Stated exercise ::
All the data must come back unchanged, except that pictures are left out.

╭─ Recorded data

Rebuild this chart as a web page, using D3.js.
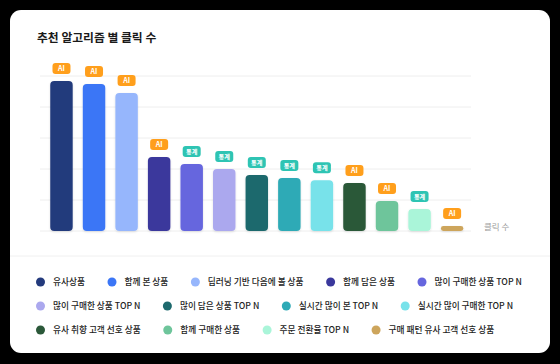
<!DOCTYPE html>
<html><head><meta charset="utf-8">
<script src="https://cdn.jsdelivr.net/npm/d3@7"></script>
<style>
html,body{margin:0;padding:0;background:#000;}
svg{display:block;font-family:"Noto Sans CJK KR","Noto Sans",sans-serif;}
</style></head>
<body>
<svg id="chart" width="560" height="364"></svg>
<script>
const categories = ["유사상품","함께 본 상품","딥러닝 기반 다음에 볼 상품","함께 담은 상품","많이 구매한 상품 TOP N","많이 구매한 상품 TOP N","많이 담은 상품 TOP N","실시간 많이 본 TOP N","실시간 많이 구매한 TOP N","유사 취향 고객 선호 상품","함께 구매한 상품","주문 전환율 TOP N","구매 패턴 유사 고객 선호 상품"];
const clicks = [4840,4740,4450,2390,2160,2000,1810,1710,1640,1550,970,710,160];
const badges = ["AI","AI","AI","AI","통계","통계","통계","통계","통계","AI","AI","통계","AI"];
const colors = ["#233a7c","#3b76f6","#96b6fc","#3a389c","#6666de","#aba8ee","#1d696d","#2eaab6","#78e2ea","#2b5839","#6ec59b","#aaf5d9","#cda55c"];
const yTicks = [0,1000,2000,3000,4000,5000];
const title = "추천 알고리즘 별 클릭 수";
const axisLabel = "클릭 수";
const badgeColors = {"AI":"#ff9f1c","통계":"#2ec4b3"};

const svg = d3.select("#chart");
const defs = svg.append("defs");
const f = defs.append("filter").attr("id","sh").attr("x","-30%").attr("y","-30%").attr("width","160%").attr("height","160%");
f.append("feDropShadow").attr("dx",0).attr("dy",1).attr("stdDeviation",1.2).attr("flood-color","#000").attr("flood-opacity",0.12);

// card
svg.append("rect").attr("x",10).attr("y",10).attr("width",540).attr("height",343).attr("rx",11).attr("fill","#fff");
svg.append("line").attr("x1",10).attr("x2",550).attr("y1",256).attr("y2",256).attr("stroke","#f0f0f0");

svg.append("text").attr("x",37).attr("y",42).attr("font-size",11.8).attr("font-weight",700).attr("fill","#1a1a1a").text(title);

const idx = categories.map((d,i)=>i);
const x = d3.scaleBand().domain(idx).range([45.2,468.4]).paddingInner(0.31).paddingOuter(0.155);
const y = d3.scaleLinear().domain([0,5000]).range([231,76]);

// gridlines
svg.append("g").selectAll("line").data(yTicks).join("line")
  .attr("x1",40).attr("x2",471).attr("y1",d=>y(d)).attr("y2",d=>y(d))
  .attr("stroke","#eeeeee").attr("stroke-width",1);

// bars
svg.append("g").selectAll("rect").data(idx).join("rect")
  .attr("x",i=>x(i)).attr("width",x.bandwidth())
  .attr("y",i=>y(clicks[i])).attr("height",i=>y(0)-y(clicks[i]))
  .attr("rx",i=>Math.min(4,(y(0)-y(clicks[i]))/2)).attr("fill",i=>colors[i]).attr("filter","url(#sh)");

// badges
const bg = svg.append("g").selectAll("g").data(idx).join("g")
  .attr("transform",i=>`translate(${x(i)+x.bandwidth()/2},${y(clicks[i])-12.5})`);
bg.append("rect").attr("x",-9).attr("y",-5.5).attr("width",18).attr("height",11).attr("rx",3)
  .attr("fill",i=>badgeColors[badges[i]]);
bg.append("text").attr("text-anchor","middle").attr("y",2.5).attr("font-size",i=>badges[i]==="AI"?7:6.2)
  .attr("font-weight",700).attr("fill","#fff").text(i=>badges[i]);

svg.append("text").attr("x",484).attr("y",230).attr("font-size",8.5).attr("fill","#999").text(axisLabel);

// legend flow
const lg = svg.append("g");
let lx = 36, ly = 282;
const maxRight = 532;
categories.forEach((c,i)=>{
  const g = lg.append("g");
  const t = g.append("text").attr("x",17).attr("y",3.2).attr("font-size",8.7).attr("font-weight",500).attr("fill","#222").text(c);
  const w = 17 + t.node().getComputedTextLength();
  if (lx + w > maxRight) { lx = 36; ly += 24; }
  g.append("circle").attr("cx",4.5).attr("cy",0).attr("r",4.5).attr("fill",colors[i]);
  g.attr("transform",`translate(${lx},${ly})`);
  lx += w + 22.5;
});
</script>
</body></html>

╰─

Problem solution ::
Rebuild this chart as a web page, using D3.js.
<!DOCTYPE html>
<html><head><meta charset="utf-8">
<script src="https://cdn.jsdelivr.net/npm/d3@7"></script>
<style>
html,body{margin:0;padding:0;background:#000;}
svg{display:block;font-family:"Noto Sans CJK KR","Noto Sans",sans-serif;}
</style></head>
<body>
<svg id="chart" width="560" height="364"></svg>
<script>
const categories = ["유사상품","함께 본 상품","딥러닝 기반 다음에 볼 상품","함께 담은 상품","많이 구매한 상품 TOP N","많이 구매한 상품 TOP N","많이 담은 상품 TOP N","실시간 많이 본 TOP N","실시간 많이 구매한 TOP N","유사 취향 고객 선호 상품","함께 구매한 상품","주문 전환율 TOP N","구매 패턴 유사 고객 선호 상품"];
const clicks = [4840,4740,4450,2390,2160,2000,1810,1710,1640,1550,970,710,160];
const badges = ["AI","AI","AI","AI","통계","통계","통계","통계","통계","AI","AI","통계","AI"];
const colors = ["#233a7c","#3b76f6","#96b6fc","#3a389c","#6666de","#aba8ee","#1d696d","#2eaab6","#78e2ea","#2b5839","#6ec59b","#aaf5d9","#cda55c"];
const yTicks = [0,1000,2000,3000,4000,5000];
const title = "추천 알고리즘 별 클릭 수";
const axisLabel = "클릭 수";
const badgeColors = {"AI":"#ff9f1c","통계":"#2ec4b3"};

const svg = d3.select("#chart");
const defs = svg.append("defs");
const f = defs.append("filter").attr("id","sh").attr("x","-30%").attr("y","-30%").attr("width","160%").attr("height","160%");
f.append("feDropShadow").attr("dx",0).attr("dy",1).attr("stdDeviation",1.2).attr("flood-color","#000").attr("flood-opacity",0.12);

// card
svg.append("rect").attr("x",10).attr("y",10).attr("width",540).attr("height",343).attr("rx",11).attr("fill","#fff");
svg.append("line").attr("x1",10).attr("x2",550).attr("y1",256).attr("y2",256).attr("stroke","#f0f0f0");

svg.append("text").attr("x",37).attr("y",42).attr("font-size",11.8).attr("font-weight",700).attr("fill","#1a1a1a").text(title);

const idx = categories.map((d,i)=>i);
const x = d3.scaleBand().domain(idx).range([45.2,468.4]).paddingInner(0.31).paddingOuter(0.155);
const y = d3.scaleLinear().domain([0,5000]).range([231,76]);

// gridlines
svg.append("g").selectAll("line").data(yTicks).join("line")
  .attr("x1",40).attr("x2",471).attr("y1",d=>y(d)).attr("y2",d=>y(d))
  .attr("stroke","#eeeeee").attr("stroke-width",1);

// bars
svg.append("g").selectAll("rect").data(idx).join("rect")
  .attr("x",i=>x(i)).attr("width",x.bandwidth())
  .attr("y",i=>y(clicks[i])).attr("height",i=>y(0)-y(clicks[i]))
  .attr("rx",i=>Math.min(4,(y(0)-y(clicks[i]))/2)).attr("fill",i=>colors[i]).attr("filter","url(#sh)");

// badges
const bg = svg.append("g").selectAll("g").data(idx).join("g")
  .attr("transform",i=>`translate(${x(i)+x.bandwidth()/2},${y(clicks[i])-12.5})`);
bg.append("rect").attr("x",-9).attr("y",-5.5).attr("width",18).attr("height",11).attr("rx",3)
  .attr("fill",i=>badgeColors[badges[i]]);
bg.append("text").attr("text-anchor","middle").attr("y",2.5).attr("font-size",i=>badges[i]==="AI"?7:6.2)
  .attr("font-weight",700).attr("fill","#fff").text(i=>badges[i]);

svg.append("text").attr("x",484).attr("y",230).attr("font-size",8.5).attr("fill","#999").text(axisLabel);

// legend flow
const lg = svg.append("g");
let lx = 36, ly = 282;
const maxRight = 532;
categories.forEach((c,i)=>{
  const g = lg.append("g");
  const t = g.append("text").attr("x",17).attr("y",3.2).attr("font-size",8.7).attr("font-weight",500).attr("fill","#222").text(c);
  const w = 17 + t.node().getComputedTextLength();
  if (lx + w > maxRight) { lx = 36; ly += 24; }
  g.append("circle").attr("cx",4.5).attr("cy",0).attr("r",4.5).attr("fill",colors[i]);
  g.attr("transform",`translate(${lx},${ly})`);
  lx += w + 22.5;
});
</script>
</body></html>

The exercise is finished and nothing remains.